Centrão terá 'muita influência' no novo governo
Martins Júnior, da UFF, diz que, em geral, os partidos dos candidatos à Presidência são os que conseguem eleger as maiores bancadas. Houve apenas uma
inversão na proporção da preferência a Lula e a Bolsonaro, comenta, já que o PL ficou à frente do PT na Câmara, apesar de o presidente ter tido menos votos
do que seu oponente.
Segundo o especialista, as eleições nos estados, com vantagem a candidatos aliados a Bolsonaro, contribuíram para a votação no Parlamento. Ele aponta que a adesão a Tarcísio de Freitas (Republicanos), candidato em São Paulo, e a Romeu Zema (Novo), recém-reeleito governador de Minas Gerais, ajudaram a alavancar a eleição de candidatos a deputado federal.
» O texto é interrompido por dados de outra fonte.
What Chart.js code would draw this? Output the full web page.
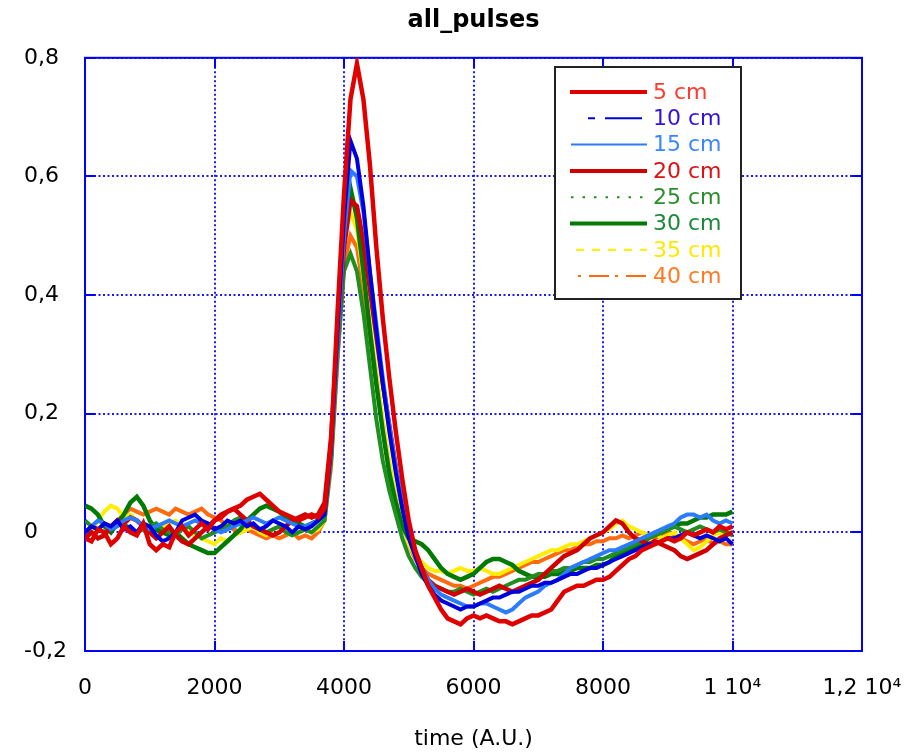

"O resultado está dentro do que se esperava, com um enfraquecimento da direita tradicional, como o PSDB, que a partir de 2014 acabou perdendo voto para o movimento liderado pelo Bolsonaro. No Senado, houve algumas mudanças, com a direita perdendo espaço para a extrema-direita, e a esquerda, com o PT, até ganhou algumas cadeiras", avaliou.
Ismael, da PUC-Rio, afirma que, apesar das mudanças, a Câmara dos Deputados continua com uma alta fragmentação partidária. Ao todo, são 23 partidos com assentos na Câmara.
Apesar disso, ele aponta que os partidos do chamado centrão foram favorecidos pela injeção financeira do fundo eleitoral, superior ao montante de 2018. Segundo ele, o grupo vai continuar com força nas duas Casas legislativas.
"A Câmara fica um pouco parecida. O centrão continua muito forte, independentemente de quem seja o presidente. O novo presidente terá que negociar com os partidos do centrão, porque foram bem votados e, possivelmente, vão ter influência na próxima legislatura", disse.